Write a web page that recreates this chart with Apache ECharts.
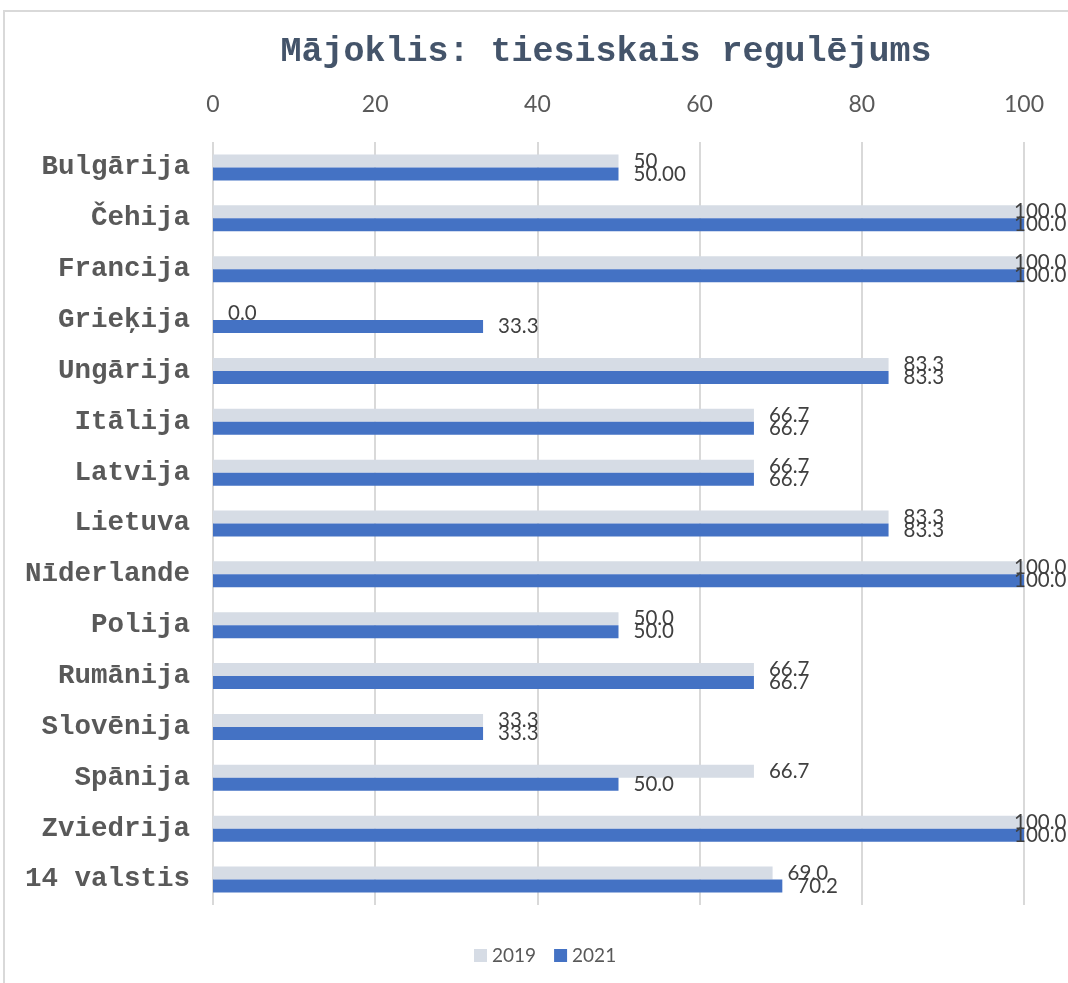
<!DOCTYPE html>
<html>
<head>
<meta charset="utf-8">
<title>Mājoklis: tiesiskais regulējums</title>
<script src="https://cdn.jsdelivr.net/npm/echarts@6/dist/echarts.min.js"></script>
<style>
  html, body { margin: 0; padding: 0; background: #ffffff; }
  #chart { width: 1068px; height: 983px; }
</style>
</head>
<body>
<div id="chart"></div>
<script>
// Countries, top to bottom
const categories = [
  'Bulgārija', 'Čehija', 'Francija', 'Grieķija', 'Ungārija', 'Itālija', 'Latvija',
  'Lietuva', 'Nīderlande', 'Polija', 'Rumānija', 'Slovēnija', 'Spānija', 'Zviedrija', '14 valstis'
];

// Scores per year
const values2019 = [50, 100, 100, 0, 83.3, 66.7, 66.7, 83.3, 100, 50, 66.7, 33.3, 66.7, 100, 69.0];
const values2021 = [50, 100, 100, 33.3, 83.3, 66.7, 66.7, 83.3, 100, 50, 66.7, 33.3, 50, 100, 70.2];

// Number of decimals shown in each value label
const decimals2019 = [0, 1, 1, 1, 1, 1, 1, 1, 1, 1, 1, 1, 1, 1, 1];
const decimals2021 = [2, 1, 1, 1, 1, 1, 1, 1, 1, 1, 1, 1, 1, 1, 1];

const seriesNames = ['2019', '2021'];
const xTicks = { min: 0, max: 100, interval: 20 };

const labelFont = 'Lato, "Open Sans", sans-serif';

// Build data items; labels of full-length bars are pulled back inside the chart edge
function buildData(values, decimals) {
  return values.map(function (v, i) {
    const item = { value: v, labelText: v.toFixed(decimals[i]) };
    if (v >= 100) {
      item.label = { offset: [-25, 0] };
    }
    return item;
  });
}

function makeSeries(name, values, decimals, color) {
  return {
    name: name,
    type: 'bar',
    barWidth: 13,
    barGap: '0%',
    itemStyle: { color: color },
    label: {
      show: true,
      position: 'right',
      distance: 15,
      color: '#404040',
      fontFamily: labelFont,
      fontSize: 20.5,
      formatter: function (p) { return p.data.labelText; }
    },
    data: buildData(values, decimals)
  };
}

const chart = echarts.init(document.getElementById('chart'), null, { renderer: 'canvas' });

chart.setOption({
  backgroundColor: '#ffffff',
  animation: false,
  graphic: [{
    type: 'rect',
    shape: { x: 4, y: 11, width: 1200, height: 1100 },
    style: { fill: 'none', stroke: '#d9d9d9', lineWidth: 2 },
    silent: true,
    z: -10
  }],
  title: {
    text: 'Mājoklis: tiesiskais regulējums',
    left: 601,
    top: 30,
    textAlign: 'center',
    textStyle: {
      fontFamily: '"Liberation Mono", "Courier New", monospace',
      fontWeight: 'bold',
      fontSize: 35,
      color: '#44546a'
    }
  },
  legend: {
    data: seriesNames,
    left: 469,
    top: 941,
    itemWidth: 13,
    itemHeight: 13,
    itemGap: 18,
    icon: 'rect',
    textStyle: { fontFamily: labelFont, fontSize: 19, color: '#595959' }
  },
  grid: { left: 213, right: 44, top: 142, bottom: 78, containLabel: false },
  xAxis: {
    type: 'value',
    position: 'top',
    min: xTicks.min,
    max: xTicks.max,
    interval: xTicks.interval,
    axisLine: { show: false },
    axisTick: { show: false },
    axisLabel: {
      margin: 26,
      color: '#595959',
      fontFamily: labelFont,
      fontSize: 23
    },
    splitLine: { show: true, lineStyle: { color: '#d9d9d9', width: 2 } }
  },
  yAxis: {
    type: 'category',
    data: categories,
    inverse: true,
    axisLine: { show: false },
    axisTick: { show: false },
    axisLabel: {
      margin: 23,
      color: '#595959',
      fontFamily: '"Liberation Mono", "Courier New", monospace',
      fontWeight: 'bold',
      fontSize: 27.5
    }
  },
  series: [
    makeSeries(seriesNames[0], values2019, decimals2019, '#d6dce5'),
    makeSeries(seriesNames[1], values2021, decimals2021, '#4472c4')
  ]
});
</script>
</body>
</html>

Required task :: Without the pictures, output the full listing exactly as it stands.

Exercise answer ::
Write a web page that recreates this chart with Apache ECharts.
<!DOCTYPE html>
<html>
<head>
<meta charset="utf-8">
<title>Mājoklis: tiesiskais regulējums</title>
<script src="https://cdn.jsdelivr.net/npm/echarts@6/dist/echarts.min.js"></script>
<style>
  html, body { margin: 0; padding: 0; background: #ffffff; }
  #chart { width: 1068px; height: 983px; }
</style>
</head>
<body>
<div id="chart"></div>
<script>
// Countries, top to bottom
const categories = [
  'Bulgārija', 'Čehija', 'Francija', 'Grieķija', 'Ungārija', 'Itālija', 'Latvija',
  'Lietuva', 'Nīderlande', 'Polija', 'Rumānija', 'Slovēnija', 'Spānija', 'Zviedrija', '14 valstis'
];

// Scores per year
const values2019 = [50, 100, 100, 0, 83.3, 66.7, 66.7, 83.3, 100, 50, 66.7, 33.3, 66.7, 100, 69.0];
const values2021 = [50, 100, 100, 33.3, 83.3, 66.7, 66.7, 83.3, 100, 50, 66.7, 33.3, 50, 100, 70.2];

// Number of decimals shown in each value label
const decimals2019 = [0, 1, 1, 1, 1, 1, 1, 1, 1, 1, 1, 1, 1, 1, 1];
const decimals2021 = [2, 1, 1, 1, 1, 1, 1, 1, 1, 1, 1, 1, 1, 1, 1];

const seriesNames = ['2019', '2021'];
const xTicks = { min: 0, max: 100, interval: 20 };

const labelFont = 'Lato, "Open Sans", sans-serif';

// Build data items; labels of full-length bars are pulled back inside the chart edge
function buildData(values, decimals) {
  return values.map(function (v, i) {
    const item = { value: v, labelText: v.toFixed(decimals[i]) };
    if (v >= 100) {
      item.label = { offset: [-25, 0] };
    }
    return item;
  });
}

function makeSeries(name, values, decimals, color) {
  return {
    name: name,
    type: 'bar',
    barWidth: 13,
    barGap: '0%',
    itemStyle: { color: color },
    label: {
      show: true,
      position: 'right',
      distance: 15,
      color: '#404040',
      fontFamily: labelFont,
      fontSize: 20.5,
      formatter: function (p) { return p.data.labelText; }
    },
    data: buildData(values, decimals)
  };
}

const chart = echarts.init(document.getElementById('chart'), null, { renderer: 'canvas' });

chart.setOption({
  backgroundColor: '#ffffff',
  animation: false,
  graphic: [{
    type: 'rect',
    shape: { x: 4, y: 11, width: 1200, height: 1100 },
    style: { fill: 'none', stroke: '#d9d9d9', lineWidth: 2 },
    silent: true,
    z: -10
  }],
  title: {
    text: 'Mājoklis: tiesiskais regulējums',
    left: 601,
    top: 30,
    textAlign: 'center',
    textStyle: {
      fontFamily: '"Liberation Mono", "Courier New", monospace',
      fontWeight: 'bold',
      fontSize: 35,
      color: '#44546a'
    }
  },
  legend: {
    data: seriesNames,
    left: 469,
    top: 941,
    itemWidth: 13,
    itemHeight: 13,
    itemGap: 18,
    icon: 'rect',
    textStyle: { fontFamily: labelFont, fontSize: 19, color: '#595959' }
  },
  grid: { left: 213, right: 44, top: 142, bottom: 78, containLabel: false },
  xAxis: {
    type: 'value',
    position: 'top',
    min: xTicks.min,
    max: xTicks.max,
    interval: xTicks.interval,
    axisLine: { show: false },
    axisTick: { show: false },
    axisLabel: {
      margin: 26,
      color: '#595959',
      fontFamily: labelFont,
      fontSize: 23
    },
    splitLine: { show: true, lineStyle: { color: '#d9d9d9', width: 2 } }
  },
  yAxis: {
    type: 'category',
    data: categories,
    inverse: true,
    axisLine: { show: false },
    axisTick: { show: false },
    axisLabel: {
      margin: 23,
      color: '#595959',
      fontFamily: '"Liberation Mono", "Courier New", monospace',
      fontWeight: 'bold',
      fontSize: 27.5
    }
  },
  series: [
    makeSeries(seriesNames[0], values2019, decimals2019, '#d6dce5'),
    makeSeries(seriesNames[1], values2021, decimals2021, '#4472c4')
  ]
});
</script>
</body>
</html>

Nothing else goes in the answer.